Isto quer dizer que, mais do que a atitude, o Senhor vê o coração do adorador. No sermão do monte isso fica evidente quando Jesus afirma a seus discípulos que a justiça deles deveria exceder em muito à dos escribas e fariseus, mostrando que os fariseus oravam, jejuavam e davam esmolas pensando em sua própria glória, enquanto os discípulos deveriam orar, jejuar e dar esmolas, para a glória de Deus. Não era uma ação diferente, mas uma disposição do coração diferente, que seria aceita diante de Deus (Mt 5.20; 6.2-8; 16-18).

O ensino bíblico, então, é que não crentes podem até cantar com excelência músicas que exaltam a Deus, mas isso nunca lhe será agradável. Da mesma forma, crentes podem cantar com excelência, mas se não partir de uma motivação correta, também não estarão honrando ao Senhor.

Pra terminar....

Para que o Senhor receba o louvor e a adoração como algo agradável diante dele é necessário que ele seja mediado por Cristo e com uma motivação correta. O escritor aos Hebreus escreveu: “Por meio de Jesus, pois, ofereçamos a Deus, sempre, sacrifício de louvor, que é fruto de lábios que confessam o seu nome” (Hb 13.15).

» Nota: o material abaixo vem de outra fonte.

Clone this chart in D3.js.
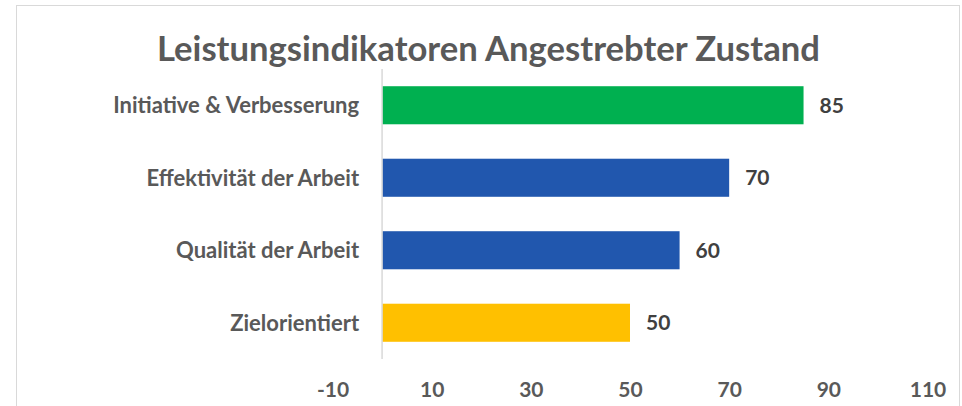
<!DOCTYPE html>
<html>
<head>
<meta charset="utf-8">
<script src="https://cdn.jsdelivr.net/npm/d3@7"></script>
<style>
  html, body { margin: 0; padding: 0; background: #fff; }
  svg { display: block; }
</style>
</head>
<body>
<div id="chart"></div>
<script>
// chart data
const categories = ['Initiative & Verbesserung', 'Effektivität der Arbeit', 'Qualität der Arbeit', 'Zielorientiert'];
const values = [85, 70, 60, 50];
const barColors = ['#00B050', '#2157AE', '#2157AE', '#FFC000'];
const xTicks = [-10, 10, 30, 50, 70, 90, 110];
const title = 'Leistungsindikatoren Angestrebter Zustand';

const width = 962, height = 406;
const margin = { top: 69, right: 34, bottom: 47, left: 332.5 };
const font = "Lato, 'Open Sans', sans-serif";

const svg = d3.select('#chart')
  .append('svg')
  .attr('width', width)
  .attr('height', height)
  .style('font-family', font);

// chart frame
svg.append('rect')
  .attr('x', 16.5).attr('y', 5.5)
  .attr('width', 943).attr('height', 420)
  .attr('fill', '#fff')
  .attr('stroke', '#d9d9d9');

const x = d3.scaleLinear()
  .domain([-10, 110])
  .range([margin.left, width - margin.right - 0.5]);

const y = d3.scaleBand()
  .domain(categories)
  .range([margin.top, height - margin.bottom])
  .paddingInner(0.475)
  .paddingOuter(0.2375);

svg.append('text')
  .attr('x', 488.5)
  .attr('y', 61)
  .attr('text-anchor', 'middle')
  .attr('fill', '#595959')
  .style('font-size', '34px')
  .style('font-weight', 'bold')
  .attr('textLength', 663)
  .attr('lengthAdjust', 'spacingAndGlyphs')
  .text(title);

// bars
svg.selectAll('rect.bar')
  .data(values)
  .join('rect')
  .attr('class', 'bar')
  .attr('x', x(0))
  .attr('y', (d, i) => y(categories[i]))
  .attr('width', d => x(d) - x(0))
  .attr('height', y.bandwidth())
  .attr('fill', (d, i) => barColors[i]);

// vertical axis line at zero
svg.append('line')
  .attr('x1', x(0)).attr('x2', x(0))
  .attr('y1', margin.top).attr('y2', height - margin.bottom)
  .attr('stroke', '#d9d9d9')
  .attr('stroke-width', 1.5);

// category labels
svg.selectAll('text.cat')
  .data(categories)
  .join('text')
  .attr('class', 'cat')
  .attr('x', x(0) - 23)
  .attr('y', d => y(d) + y.bandwidth() / 2)
  .attr('dy', '0.36em')
  .attr('text-anchor', 'end')
  .attr('fill', '#595959')
  .style('font-size', '22px')
  .style('font-weight', 'bold')
  .text(d => d);

// value labels
svg.selectAll('text.val')
  .data(values)
  .join('text')
  .attr('class', 'val')
  .attr('x', d => x(d) + 16)
  .attr('y', (d, i) => y(categories[i]) + y.bandwidth() / 2)
  .attr('dy', '0.36em')
  .attr('fill', '#404040')
  .style('font-size', '21px')
  .style('font-weight', 'bold')
  .text(d => d);

// x axis labels
const xAxis = svg.append('g')
  .attr('transform', `translate(0,${height - margin.bottom})`)
  .call(d3.axisBottom(x).tickValues(xTicks).tickFormat(d => String(d)).tickSize(0).tickPadding(23))
  .call(g => g.select('.domain').remove());

xAxis.selectAll('.tick text')
  .attr('fill', '#595959')
  .style('font-family', font)
  .style('font-size', '21px')
  .style('font-weight', 'bold');
</script>
</body>
</html>
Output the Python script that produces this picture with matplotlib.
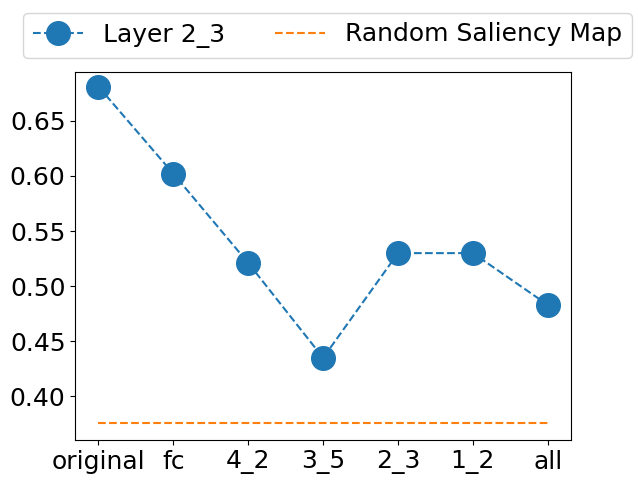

A adoração é privilégio e prerrogativa daqueles que podem ter “intrepidez para entrar no Santo dos Santos, pelo sangue de Jesus, pelo novo e vivo caminho que ele nos consagrou pelo véu, isto é, pela sua carne, e tendo grande sacerdote sobre a casa de Deus” – podem se aproximar – “com sincero coração, em plena certeza de fé, tendo o coração purificado de má consciência e lavado o corpo com água pura” (Hb 10.19-22).

O ensino de Keller, a respeito desse tema[2], se recebido como correto, provocará grandes problemas a longo prazo. Veremos igrejas preocupadas com a execução profissional das músicas, sob o pretexto de se fazer o melhor para Deus, a despeito da impiedade dos corações dos “adoradores profissionais”.

Deus nos livre disso!


[1] KELLER, Thimoty et al. Louvor. Thomas Nelson: 2017, Rio de Janeiro. Arquivo Kindle. Posição 5259 de 5969

[2] Aprecio o Keller em outros pontos, mas a despeito disso, vejo com muita preocupação este ensino a respeito da adoração, por isso esta breve análise.